(DATASET EXTRACT)
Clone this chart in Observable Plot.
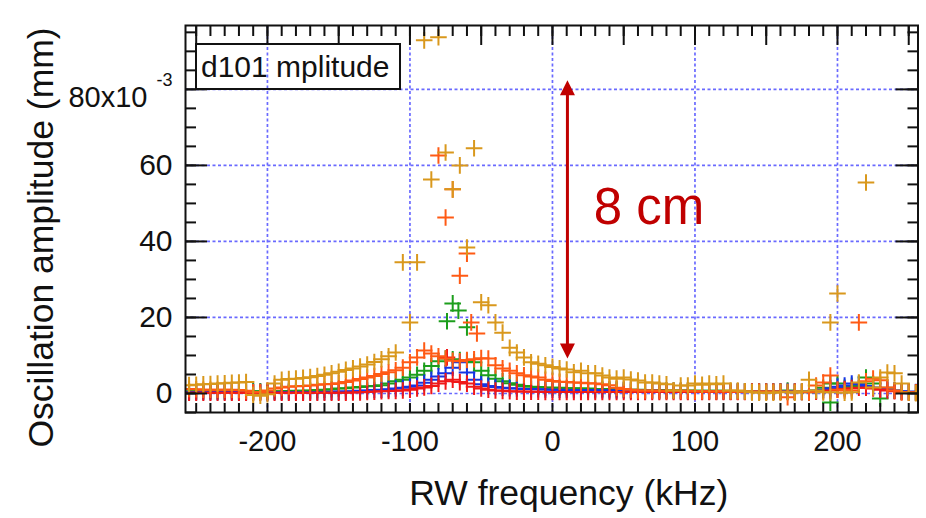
<!DOCTYPE html>
<html><head><meta charset="utf-8">
<script src="https://cdn.jsdelivr.net/npm/d3@7"></script>
<script src="https://cdn.jsdelivr.net/npm/@observablehq/plot@0.6"></script>
<style>
  html,body{margin:0;padding:0;background:#fff;}
  #chart svg{display:block;}
</style>
</head><body><div id="chart"></div>
<script>
// ---------- data ----------
const freq = [
 -255,-250,-245,-240,-235,-230,-225,-220,-215,-210,
 -205,-200,-195,-190,-185,-180,-175,-170,-165,-160,
 -155,-150,-145,-140,-135,-130,-125,-120,-115,-110,
 -105,-100,-95,-90,-85,-80,-75,-70,-65,-60,
 -55,-50,-45,-40,-35,-30,-25,-20,-15,-10,
 -5,0,5,10,15,20,25,30,35,40,
 45,50,55,60,65,70,75,80,85,90,
 95,100,105,110,115,120,125,130,135,140,
 145,150,155,160,165,170,175,180,185,190,
 195,200,205,210,215,220,225,230,235,240,
 245,250,255];

const goldAmp = [
 2.2,2.3,2.4,2.5,2.6,2.7,2.8,2.9,3.0,-0.4,
 -0.6,-0.2,2.6,3.6,3.8,3.9,4.1,4.3,4.6,4.9,
 5.3,5.7,6.2,6.6,7.1,7.6,8.3,9.0,9.8,10.8,
 34.5,18.7,34.5,92.9,56.3,93.7,63.4,53.7,60.0,38.4,
 64.5,24.0,23.2,18.7,16.0,12.0,10.8,9.5,8.2,7.8,
 7.4,7.0,6.6,6.3,5.6,6.0,5.3,5.3,4.7,4.2,
 3.9,4.2,3.7,3.4,2.9,2.9,2.6,2.4,0.8,2.1,
 2.1,2.6,2.3,2.6,2.4,2.6,0.8,0.8,0.6,0.3,
 0.2,0.2,0.2,0.3,0.4,0.2,0.6,3.6,0.8,0.3,
 0.3,26.3,0.2,0.3,2.9,55.5,1.6,4.2,5.5,5.3,
 2.6,0.2,0.1];
const goldExtraX = [195];
const goldExtraY = [18.7];

const orangeAmp = [
 1.2,1.1,1.0,1.0,1.0,1.0,1.0,0.9,0.7,0.3,
 0.4,0.8,1.3,1.6,1.8,1.9,2.0,2.1,2.3,2.4,
 2.5,2.7,3.0,3.4,3.8,4.2,4.6,5.1,5.6,6.1,
 6.8,8.2,9.5,11.3,10.5,9.8,9.2,8.6,8.5,8.8,
 9.0,9.3,9.2,7.4,6.6,6.0,5.3,4.8,4.5,4.2,
 3.6,3.3,3.1,3.0,2.9,2.8,2.7,2.6,2.4,2.2,
 1.5,1.2,1.0,0.8,0.8,0.8,0.7,0.7,0.7,0.7,
 0.7,0.6,0.6,0.6,0.6,0.6,0.5,0.5,0.5,0.5,
 0.5,0.5,0.5,0.5,-1.0,0.5,0.4,0.3,2.1,2.9,
 4.7,1.0,0.8,0.8,18.7,3.2,3.9,3.5,1.6,0.8,
 0.3,0.2,0.2];
const orangeExtraX = [-80,-70,-75,-60,-65,-57,-53];
const orangeExtraY = [62.6,53.7,46.3,36.8,31.0,18.7,15.8];

const greenAmp = [
 0.6,0.6,0.6,0.6,0.6,0.6,0.6,0.6,0.6,0.6,
 0.6,0.6,0.6,0.6,0.65,0.7,0.75,0.8,0.9,1.0,
 1.1,1.3,1.4,1.6,1.7,1.9,2.0,2.2,2.6,3.2,
 3.6,4.2,4.9,6.0,7.2,8.5,9.2,9.0,8.8,8.5,
 8.2,6.0,4.8,3.9,3.2,2.7,2.3,2.0,1.8,1.7,
 1.6,1.5,1.5,1.4,1.4,1.3,1.3,1.2,1.2,1.1,
 1.1,1.0,1.0,1.0,0.9,0.9,0.9,0.8,0.8,0.8,
 0.8,0.7,0.7,0.7,0.7,0.7,0.6,0.6,0.6,0.6,
 0.6,0.6,0.6,0.6,0.8,0.5,0.4,0.3,0.8,1.5,
 2.6,2.6,1.5,2.0,2.6,4.2,2.6,-1.3,1.5,0.8,
 0.5,0.4,0.3];
const greenExtraX = [-70,-66,-74,-60,195];
const greenExtraY = [23.7,21.8,19.0,17.4,-2.4];

const blueAmp = [
 0.4,0.4,0.4,0.4,0.4,0.4,0.4,0.4,0.4,0.4,
 0.4,0.4,0.4,0.4,0.4,0.4,0.4,0.4,0.4,0.4,
 0.45,0.5,0.55,0.6,0.7,0.8,0.9,1.0,1.1,1.3,
 1.5,1.8,2.1,2.8,3.6,4.5,5.3,6.8,8.2,5.5,
 3.6,2.4,2.0,1.7,1.5,1.4,1.3,1.2,1.15,1.1,
 1.05,1.0,1.0,0.95,0.95,0.9,0.9,0.85,0.85,0.8,
 0.8,0.8,0.75,0.75,0.7,0.7,0.7,0.65,0.65,0.6,
 0.6,0.6,0.6,0.55,0.55,0.55,0.5,0.5,0.5,0.5,
 0.5,0.5,0.5,0.5,0.5,0.5,0.55,0.6,0.7,1.0,
 1.4,1.8,2.1,2.6,2.4,2.0,1.6,1.2,1.0,0.8,
 0.6,0.5,0.4];

const redAmp = [
 0.2,0.2,0.2,0.2,0.2,0.2,0.2,0.2,0.2,0.2,
 0.2,0.2,0.2,0.2,0.2,0.2,0.2,0.2,0.2,0.2,
 0.2,0.2,0.2,0.25,0.3,0.4,0.5,0.6,0.65,0.7,
 0.8,1.0,1.3,1.6,2.0,2.6,3.2,3.6,3.0,2.6,
 1.8,1.3,1.0,0.8,0.7,0.6,0.5,0.5,0.45,0.45,
 0.4,0.4,0.4,0.4,0.4,0.4,0.4,0.4,0.4,0.4,
 0.4,0.4,0.4,0.4,0.4,0.4,0.4,0.4,0.4,0.4,
 0.4,0.4,0.4,0.4,0.4,0.4,0.4,0.4,0.4,0.4,
 0.4,0.4,0.4,0.4,0.4,0.4,0.4,0.4,0.5,0.6,
 0.8,1.0,1.2,1.4,1.5,1.5,1.3,1.0,0.8,0.6,
 0.4,0.3,0.3];
const redExtraX = [-74];
const redExtraY = [9.5];

const seriesColors = {gold:"#d9981c", orange:"#ff5a14", green:"#1c9e1c", blue:"#1434e4", red:"#f01818"};

const xTickLabels = [-200,-100,0,100,200];
const yTickLabels = [0,20,40,60];
const xGridTicks = [-200,-100,0,100,200];
const yGridTicks = [0,20,40,60,80];
const xMajorTicks = [-250,-200,-150,-100,-50,0,50,100,150,200,250];
const xMinorTicks = [-250,-240,-230,-220,-210,-200,-190,-180,-170,-160,-150,-140,-130,-120,-110,-100,-90,-80,-70,-60,-50,-40,-30,-20,-10,0,10,20,30,40,50,60,70,80,90,100,110,120,130,140,150,160,170,180,190,200,210,220,230,240,250];
const yMajorTicks = [0,20,40,60,80];
const yMinorTicks = [-5,0,5,10,15,20,25,30,35,40,45,50,55,60,65,70,75,80,85,90,95];

const xTitle = "RW frequency (kHz)";
const yTitle = "Oscillation amplitude (mm)";
const legendText = "d101 mplitude";
const noteText = "8 cm";
const noteX = 29;
const noteY = 48.8;
const arrowX = 10.5;
const arrowY1 = 9.2;
const arrowY2 = 82.4;

// ---------- build ----------
function rows(xs, ys){ return xs.map((x,i)=>({x, y: ys[i]})); }

const plusSymbol = {draw(ctx, size){ const r = Math.sqrt(size/Math.PI); ctx.moveTo(-r,0); ctx.lineTo(r,0); ctx.moveTo(0,-r); ctx.lineTo(0,r); }};
const triUp = {draw(ctx, size){ const r = Math.sqrt(size/Math.PI); ctx.moveTo(0,0); ctx.lineTo(-r,2*r); ctx.lineTo(r,2*r); ctx.closePath(); }};
const triDown = {draw(ctx, size){ const r = Math.sqrt(size/Math.PI); ctx.moveTo(0,0); ctx.lineTo(-r,-2*r); ctx.lineTo(r,-2*r); ctx.closePath(); }};

const W = 926, H = 518, mL = 185, mR = 8.5, mT = 25, mB = 106;
const fW = W - mL - mR, fH = H - mT - mB;

const series = [
  {data: rows(freq, greenAmp).concat(rows(greenExtraX, greenExtraY)), color: seriesColors.green},
  {data: rows(freq, blueAmp), color: seriesColors.blue},
  {data: rows(freq, redAmp).concat(rows(redExtraX, redExtraY)), color: seriesColors.red},
  {data: rows(freq, orangeAmp).concat(rows(orangeExtraX, orangeExtraY)), color: seriesColors.orange},
  {data: rows(freq, goldAmp).concat(rows(goldExtraX, goldExtraY)), color: seriesColors.gold}
];

const gridStyle = {stroke:"#6a6aff", strokeOpacity:1, strokeWidth:1.7, strokeDasharray:"3,2.5"};
const tickStyle = {stroke:"#111", strokeWidth:2};

const legendMark = (index, scales, values, dims) => {
  const g = d3.create("svg:g");
  g.append("rect").attr("x", dims.marginLeft + 11).attr("y", dims.marginTop + 19)
    .attr("width", 204).attr("height", 45).attr("fill","none").attr("stroke","#111").attr("stroke-width",2);
  g.append("text").attr("x", dims.marginLeft + 16).attr("y", dims.marginTop + 52)
    .attr("text-anchor","start").attr("font-size", 30).attr("fill","#111").text(legendText);
  return g.node();
};

const chart = Plot.plot({
  width: W, height: H,
  marginLeft: mL, marginRight: mR, marginTop: mT, marginBottom: mB,
  style: {fontFamily: "'Liberation Sans', Arial, sans-serif", background: "#fff", color: "#111"},
  x: {domain: [-257.5, 256.5]},
  y: {domain: [-5, 96.8]},
  marks: [
    Plot.gridX(xGridTicks, gridStyle),
    Plot.gridY(yGridTicks, gridStyle),
    ...series.map(s => Plot.dot(s.data, {x:"x", y:"y", symbol: plusSymbol, r: 8.3, stroke: s.color, fill: "none", strokeWidth: 2, clip: true})),
    Plot.frame({stroke:"#111", strokeWidth:2}),
    // bottom ticks
    Plot.tickX(xMinorTicks, {x: d=>d, insetTop: fH - 9, ...tickStyle}),
    // top ticks
    Plot.tickX(xMinorTicks, {x: d=>d, insetBottom: fH - 11, ...tickStyle}),
    Plot.tickX(xMajorTicks, {x: d=>d, insetBottom: fH - 20, ...tickStyle}),
    // left ticks
    Plot.tickY(yMinorTicks, {y: d=>d, insetRight: fW - 11, ...tickStyle}),
    Plot.tickY(yMajorTicks, {y: d=>d, insetRight: fW - 22, ...tickStyle}),
    // right ticks
    Plot.tickY(yMinorTicks, {y: d=>d, insetLeft: fW - 10, ...tickStyle}),
    Plot.tickY(yMajorTicks, {y: d=>d, insetLeft: fW - 22, ...tickStyle}),
    Plot.axisX(xTickLabels, {anchor:"bottom", tickSize:0, tickPadding:18, fontSize:29, tickFormat: d=>String(d), label:null}),
    Plot.axisY(yTickLabels, {anchor:"left", tickSize:0, tickPadding:13, fontSize:30, tickFormat: d=>String(d), label:null}),
    Plot.text([80], {y: d=>d, frameAnchor:"left", text: ()=>"80x10", textAnchor:"end", lineAnchor:"middle", dx:-38, dy:8, fontSize:29, fill:"#111"}),
    Plot.text([80], {y: d=>d, frameAnchor:"left", text: ()=>"-3", textAnchor:"end", lineAnchor:"middle", dx:-13, dy:-9, fontSize:18, fill:"#111"}),
    Plot.text([yTitle], {frameAnchor:"left", text: d=>d, rotate:-90, textAnchor:"middle", lineAnchor:"middle", dx:-144, dy:18.5, fontSize:35.5, fill:"#111"}),
    Plot.text([xTitle], {frameAnchor:"bottom", text: d=>d, textAnchor:"middle", lineAnchor:"middle", dx:17, dy:81, fontSize:35.5, fill:"#111"}),
    // annotation arrow
    Plot.ruleX([{x: arrowX, y1: arrowY2, y2: arrowY1}], {x:"x", y1:"y1", y2:"y2", stroke:"#c00000", strokeWidth:3, insetTop:10, insetBottom:10}),
    Plot.dot([{x: arrowX, y: arrowY2}], {x:"x", y:"y", symbol: triUp, r: 7.5, fill:"#c00000", stroke:"none"}),
    Plot.dot([{x: arrowX, y: arrowY1}], {x:"x", y:"y", symbol: triDown, r: 7.5, fill:"#c00000", stroke:"none"}),
    Plot.text([noteText], {x: ()=>noteX, y: ()=>noteY, text: d=>d, textAnchor:"start", lineAnchor:"middle", fontSize:51, fill:"#c00000"}),
    legendMark
  ]
});
document.getElementById("chart").appendChild(chart);
</script>
</body></html>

(DO THIS)
Pictures are excluded: retype only the lines from the beginning of the listing above through the line with "245,250,255];", both included.

(SOLUTION)
Clone this chart in Observable Plot.
<!DOCTYPE html>
<html><head><meta charset="utf-8">
<script src="https://cdn.jsdelivr.net/npm/d3@7"></script>
<script src="https://cdn.jsdelivr.net/npm/@observablehq/plot@0.6"></script>
<style>
  html,body{margin:0;padding:0;background:#fff;}
  #chart svg{display:block;}
</style>
</head><body><div id="chart"></div>
<script>
// ---------- data ----------
const freq = [
 -255,-250,-245,-240,-235,-230,-225,-220,-215,-210,
 -205,-200,-195,-190,-185,-180,-175,-170,-165,-160,
 -155,-150,-145,-140,-135,-130,-125,-120,-115,-110,
 -105,-100,-95,-90,-85,-80,-75,-70,-65,-60,
 -55,-50,-45,-40,-35,-30,-25,-20,-15,-10,
 -5,0,5,10,15,20,25,30,35,40,
 45,50,55,60,65,70,75,80,85,90,
 95,100,105,110,115,120,125,130,135,140,
 145,150,155,160,165,170,175,180,185,190,
 195,200,205,210,215,220,225,230,235,240,
 245,250,255];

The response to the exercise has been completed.